Although Mr. Fitch's first two shows with the orchestra (2010's Le Grand Macabre and 2011's The Cunning Little Vixen) were operas, A Dancer's Dream explores the world of ballet. A dancer (Sara Mearns from the New York Cty Ballet) is the show's framing device, bridging two Stravinsky ballet scores (The Fairy's Kiss and Petrushka) with a minimal story: her transition into a world of circus magic through the intervention of an icicle-fingered fairy goddess. Accompanying her was the Philharmonic, in a soaring, confident performance of this score under the baton of music director Alan Gilbert.
The show lived up to the name of Mr. Fitch's company, with clever use of digital video cameras, amplifying Lilliputian stage sets that are pushed about and set up in front of the orchestra. The first ballet, "Le Baiser de Fee ("The fairy's Kiss") features little model mountains and lakes that create an eerie, calm setting for Stravinsky's wintry music. The camera picks up details of peaks, valleys and teensy little trees, melding with close-up images of Ms. Mearns and miniature buildings that give added details to the snowscape.
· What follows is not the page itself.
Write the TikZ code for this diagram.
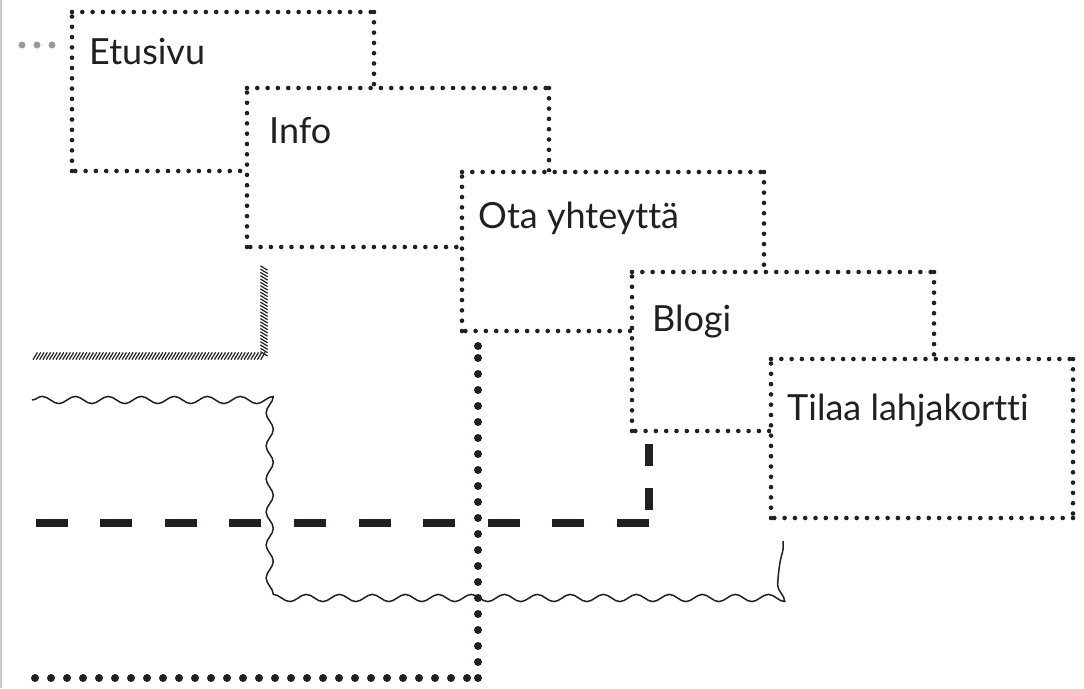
\documentclass[tikz,border=0pt]{standalone}
\usepackage{fontspec}
\setmainfont{Lato}[Ligatures=NoCommon]
\usetikzlibrary{calc,decorations.pathmorphing,decorations.markings}

\definecolor{ink}{HTML}{231F20}
\definecolor{railgray}{HTML}{CACACA}
\definecolor{dotgray}{HTML}{9A9A9A}

% dotted frame of a page box, one side at a time so every corner gets a dot
\newcommand\pageframe[1]{%
  \draw[pagedots] (#1.north west) -- (#1.north east);
  \draw[pagedots] (#1.north east) -- (#1.south east);
  \draw[pagedots] (#1.south east) -- (#1.south west);
  \draw[pagedots] (#1.south west) -- (#1.north west);}

\begin{document}
\begin{tikzpicture}[x=1pt,y=-1pt,
  page/.style={minimum width=302pt, minimum height=159pt, anchor=north west,
    fill=white, inner sep=0pt, outer sep=0pt},
  pagedots/.style={ink, line width=4.6pt, line cap=round, dash pattern=on 0pt off 10.3pt},
  pagename/.style={anchor=base west, inner sep=0pt, text=ink,
    font=\fontsize{36}{43}\selectfont},
  raildots/.style={dotgray, line width=7pt, line cap=round, dash pattern=on 0pt off 15pt},
  bigdots/.style={ink, line width=8pt, line cap=round, dash pattern=on 0pt off 16pt},
  bardash/.style={ink, line width=8pt, line cap=butt, dash pattern=on 32pt off 32.6pt},
  hatchband/.style={decorate, decoration={markings,
    mark=between positions 0 and 1 step 3.3pt with
      {\draw[ink, line width=1.2pt] (-2.2,3.6) -- (2.2,-3.6);}}},
  wavy/.style={draw=ink, line width=1.5pt, line join=round, decorate,
    decoration={snake, amplitude=3.6pt, segment length=33pt}}
]
\useasboundingbox (0,0) rectangle (1084,688);

% left rail
\coordinate (rail-top) at (1,0);
\coordinate (rail-bot) at (1,688);
\draw[railgray, line width=2pt] (rail-top) -- (rail-bot);

% stacked page boxes
\node[page] (etusivu) at (72,12) {};
\pageframe{etusivu}
\node[pagename] (etusivu-t) at ($(etusivu.north west)+(17,52)$) {Etusivu};

\node[page] (info) at (247,88) {};
\pageframe{info}
\node[pagename] (info-t) at ($(info.north west)+(22,55)$) {Info};

\node[page] (ota) at (462,172) {};
\pageframe{ota}
\node[pagename] (ota-t) at ($(ota.north west)+(16,56)$) {Ota yhteyttä};

\node[page] (blogi) at (632,272) {};
\pageframe{blogi}
\node[pagename] (blogi-t) at ($(blogi.north west)+(20,59)$) {Blogi};

\node[page] (tilaa) at (771,359) {};
\pageframe{tilaa}
\node[pagename] (tilaa-t) at ($(tilaa.north west)+(16,61)$) {Tilaa lahjakortti};

% grey lead-in to the first page
\coordinate (rail-in) at (22,45);
\coordinate (etusivu-in) at ($(etusivu.north west)+(-12,33)$);
\draw[raildots] (rail-in) -- (etusivu-in);

% hatched leader from Info
\coordinate (info-out)  at ($(info.south west)+(17,21)$);
\coordinate (info-bend) at ($(info.south west)+(17,109)$);
\coordinate (info-end)  at (32,356);
\path[hatchband] (info-out) -- (info-bend) -- (info-end);

% wavy leader from Tilaa lahjakortti
\coordinate (tilaa-out)   at ($(tilaa.south west)+(12,23)$);
\coordinate (tilaa-bend1) at ($(tilaa.south west)+(12,70)$);
\coordinate (tilaa-bend2) at (268,588);
\coordinate (tilaa-bend3) at (268,400);
\coordinate (tilaa-end)   at (32,400);
\draw[wavy] (tilaa-end) -- (tilaa-bend3) -- (tilaa-bend2) -- (tilaa-bend1) -- (tilaa-out);

% dashed leader from Blogi
\coordinate (blogi-out)  at ($(blogi.south west)+(17,13)$);
\coordinate (blogi-bend) at ($(blogi.south west)+(17,92)$);
\coordinate (blogi-end)  at (35,523);
\draw[bardash, dash pattern=on 22pt off 22pt] (blogi-out) -- (blogi-bend);
\draw[bardash] (blogi-bend) -- (blogi-end);

% heavy dotted leader from Ota yhteyttä
\coordinate (ota-out)  at ($(ota.south west)+(16,15)$);
\coordinate (ota-bend) at ($(ota.south west)+(16,347)$);
\coordinate (ota-end)  at (35,678);
\draw[bigdots] (ota-bend) -- (ota-out);
\draw[bigdots] (ota-end) -- (ota-bend);
\fill[ink] (ota-out) circle (4pt);
\end{tikzpicture}
\end{document}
Concert Review: As the Puppets Dance

Sarah Mearns dances in The Fairy's Kiss as Alan Gilbert conducts A Dancer's Dream.
Photo by Chris Lee © 2013 The New York Philharmonic.

Ms. Mearns was joined by shadow puppeteers who then become part of the dance in their own right. As the music turns celebratory, the choreography (by Karole Armitage) gets more elaborate, drawing the viewer into the fantasy and making one wish that the show had no intermission. The coda of the piece was enchantment itself, drawing to a soft close and casting a spell that lingered like the faintest dusting of snow.
The snowfall theme continued in the second half with Niege, an atmospheric tone poem for two pianos by the Les Six composer Louis Durey. Ms. Mearns resumed her dance, as digital flakes swept softly down on the giant screen. At its end she was refitted as the puppet Columbine for the ballet to come.
For Petrushka, the stage was transformed into a Russian winter carnival with close-filmed miniature rides, a tiny Ferris wheel and a tobaggan that kept spilling and killing its riders to great comic effect. Orchestra players, clad in fake beards and furry Russian hats shared drank tea from a samovar, got up and danced with their instruments and made use of a "peep show" booth conveniently located near the brass section. Mr. Gilbert took the role of the Magician who brings the puppet Petrushka to life, sporting a spangled frock coat and creating the illusion of his baton floating magically above the orchestra.
Petrushka, Columbine and the Moor were presented by a combination of filmed actors (including Ms. Mearns, and the (mute) opera singers Eric Owens and Anthony Roth Costanzo) and an assortment  of live-action stick puppets and marionettes manipulated by black-clad operators. The mix of live action and puppetry captured the pathos of little Petrushka's plight, a tragedy in miniature against the bucolic winter setting. The emotional impact of the puppet's death was underlined by Mr. Gilbert, whose leadership of this famous score did not suffer from all the rigamarole accompanying the music.
Mr. Gilbert is to be credited for the final scene, in which he left the orchestra in the capable hands of concertmaster Glenn Dicterow to carry the limp, life-sized Petrushka up the aisles of Avery Fisher Hall. As he turned, holding the puppet's corpse, the living spirit of the doll (played by Mr. Costanzo) appeared and blew a raspberry. It was the perfect, irreverent evening to a magical night of orchestral brilliance and balletic grace.